● AVAILABLE DATA
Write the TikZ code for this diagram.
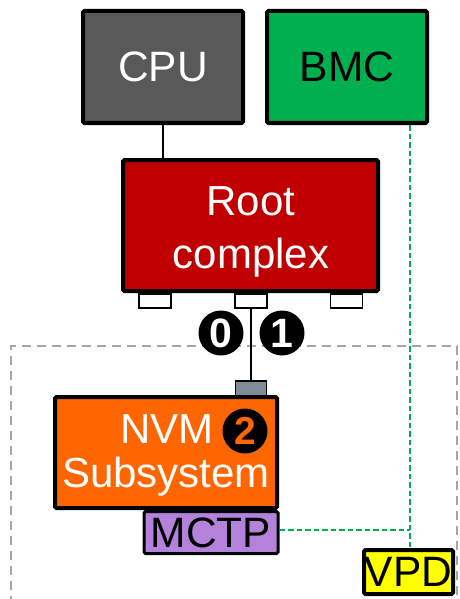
\documentclass[tikz,border=0pt]{standalone}
\usepackage{fontspec}
\setmainfont{Liberation Sans}
\definecolor{cpugray}{HTML}{595959}
\definecolor{bmcgreen}{HTML}{00B050}
\definecolor{rootred}{HTML}{C00000}
\definecolor{nvmorange}{HTML}{FF6600}
\definecolor{mctppurple}{HTML}{B482DA}
\definecolor{vpdyellow}{HTML}{FFFF00}
\definecolor{conngray}{HTML}{7F8C95}
\definecolor{dashgray}{HTML}{A6A6A6}
\begin{document}
\begin{tikzpicture}[x=1pt,y=-1pt,
  bigbox/.style={draw=black,line width=4pt,rounded corners=1.5pt,inner sep=0pt,font=\fontsize{42.5}{50}\selectfont},
  portbox/.style={draw=black,line width=1.5pt,fill=white,inner sep=0pt},
  badge/.style={circle,fill=black,inner sep=0pt,minimum size=45pt,font=\bfseries\fontsize{41}{41}\selectfont},
  lbl/.style={inner sep=0pt,font=\fontsize{42}{50}\selectfont},
  greendash/.style={draw=bmcgreen,line width=2.2pt,dash pattern=on 5.5pt off 3pt},
  graydash/.style={draw=dashgray,line width=2.2pt,dash pattern=on 9pt off 6pt},
  wire/.style={draw=black,line width=1.6pt}]
\useasboundingbox (0,0) rectangle (459,599);
% dashed enclosure
\draw[graydash] (11,620) -- (11,346) -- (457,346) -- (457,620);
% top boxes
\node[bigbox,fill=cpugray,text=white,minimum width=160pt,minimum height=112pt] (cpu) at (163,67) {CPU};
\node[bigbox,fill=bmcgreen,text=black,minimum width=160pt,minimum height=112pt] (bmc) at (347,67) {BMC};
% root complex
\node[bigbox,fill=rootred,minimum width=255pt,minimum height=131pt] (root) at (250.5,225.5) {};
\node[lbl,text=white,anchor=base] (roottxt1) at (251,215) {Root};
\node[lbl,text=white,anchor=base] (roottxt2) at (251,268) {complex};
% ports
\node[portbox,minimum width=32pt,minimum height=14pt] (portl) at (155,301) {};
\node[portbox,minimum width=32pt,minimum height=14pt] (portm) at (251,301) {};
\node[portbox,minimum width=32pt,minimum height=14pt] (portr) at (346.5,301) {};
% connector to NVM
\node[portbox,fill=conngray,minimum width=31pt,minimum height=15pt] (conn) at (251,388.5) {};
\draw[wire] (cpu.south) -- (cpu.south |- root.north);
\draw[wire] (portm.south) -- (conn.north);
% badges 0 and 1
\node[badge,text=white] (b0) at (221,333) {0};
\node[badge,text=white] (b1) at (282,333) {1};
% NVM subsystem
\node[bigbox,fill=nvmorange,minimum width=222pt,minimum height=111pt] (nvm) at (166,452.5) {};
\node[lbl,text=white,anchor=base east] (nvmtxt1) at (214,443) {NVM};
\node[lbl,text=white,anchor=base] (nvmtxt2) at (166,487) {Subsystem};
\node[badge,text=nvmorange,font=\bfseries\fontsize{39}{39}\selectfont] (b2) at (245,431) {2};
% MCTP
\node[bigbox,line width=3pt,fill=mctppurple,text=black,minimum width=134pt,minimum height=42pt] (mctp) at (211,532.5) {MCTP};
% VPD
\node[bigbox,fill=vpdyellow,text=black,minimum width=89pt,minimum height=44pt] (vpd) at (408.5,572) {VPD};
% sideband
\coordinate (junc) at (410,530);
\draw[greendash] (bmc.south -| junc) -- (junc) -- (junc |- vpd.north);
\draw[greendash] (mctp.east |- junc) -- (junc);
\end{tikzpicture}
\end{document}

● INSTRUCTIONS FOR THE TASK
The listing above needs to be output again exactly. Don't include the pictures.

● FINISHED EXERCISE
Write the TikZ code for this diagram.
\documentclass[tikz,border=0pt]{standalone}
\usepackage{fontspec}
\setmainfont{Liberation Sans}
\definecolor{cpugray}{HTML}{595959}
\definecolor{bmcgreen}{HTML}{00B050}
\definecolor{rootred}{HTML}{C00000}
\definecolor{nvmorange}{HTML}{FF6600}
\definecolor{mctppurple}{HTML}{B482DA}
\definecolor{vpdyellow}{HTML}{FFFF00}
\definecolor{conngray}{HTML}{7F8C95}
\definecolor{dashgray}{HTML}{A6A6A6}
\begin{document}
\begin{tikzpicture}[x=1pt,y=-1pt,
  bigbox/.style={draw=black,line width=4pt,rounded corners=1.5pt,inner sep=0pt,font=\fontsize{42.5}{50}\selectfont},
  portbox/.style={draw=black,line width=1.5pt,fill=white,inner sep=0pt},
  badge/.style={circle,fill=black,inner sep=0pt,minimum size=45pt,font=\bfseries\fontsize{41}{41}\selectfont},
  lbl/.style={inner sep=0pt,font=\fontsize{42}{50}\selectfont},
  greendash/.style={draw=bmcgreen,line width=2.2pt,dash pattern=on 5.5pt off 3pt},
  graydash/.style={draw=dashgray,line width=2.2pt,dash pattern=on 9pt off 6pt},
  wire/.style={draw=black,line width=1.6pt}]
\useasboundingbox (0,0) rectangle (459,599);
% dashed enclosure
\draw[graydash] (11,620) -- (11,346) -- (457,346) -- (457,620);
% top boxes
\node[bigbox,fill=cpugray,text=white,minimum width=160pt,minimum height=112pt] (cpu) at (163,67) {CPU};
\node[bigbox,fill=bmcgreen,text=black,minimum width=160pt,minimum height=112pt] (bmc) at (347,67) {BMC};
% root complex
\node[bigbox,fill=rootred,minimum width=255pt,minimum height=131pt] (root) at (250.5,225.5) {};
\node[lbl,text=white,anchor=base] (roottxt1) at (251,215) {Root};
\node[lbl,text=white,anchor=base] (roottxt2) at (251,268) {complex};
% ports
\node[portbox,minimum width=32pt,minimum height=14pt] (portl) at (155,301) {};
\node[portbox,minimum width=32pt,minimum height=14pt] (portm) at (251,301) {};
\node[portbox,minimum width=32pt,minimum height=14pt] (portr) at (346.5,301) {};
% connector to NVM
\node[portbox,fill=conngray,minimum width=31pt,minimum height=15pt] (conn) at (251,388.5) {};
\draw[wire] (cpu.south) -- (cpu.south |- root.north);
\draw[wire] (portm.south) -- (conn.north);
% badges 0 and 1
\node[badge,text=white] (b0) at (221,333) {0};
\node[badge,text=white] (b1) at (282,333) {1};
% NVM subsystem
\node[bigbox,fill=nvmorange,minimum width=222pt,minimum height=111pt] (nvm) at (166,452.5) {};
\node[lbl,text=white,anchor=base east] (nvmtxt1) at (214,443) {NVM};
\node[lbl,text=white,anchor=base] (nvmtxt2) at (166,487) {Subsystem};
\node[badge,text=nvmorange,font=\bfseries\fontsize{39}{39}\selectfont] (b2) at (245,431) {2};
% MCTP
\node[bigbox,line width=3pt,fill=mctppurple,text=black,minimum width=134pt,minimum height=42pt] (mctp) at (211,532.5) {MCTP};
% VPD
\node[bigbox,fill=vpdyellow,text=black,minimum width=89pt,minimum height=44pt] (vpd) at (408.5,572) {VPD};
% sideband
\coordinate (junc) at (410,530);
\draw[greendash] (bmc.south -| junc) -- (junc) -- (junc |- vpd.north);
\draw[greendash] (mctp.east |- junc) -- (junc);
\end{tikzpicture}
\end{document}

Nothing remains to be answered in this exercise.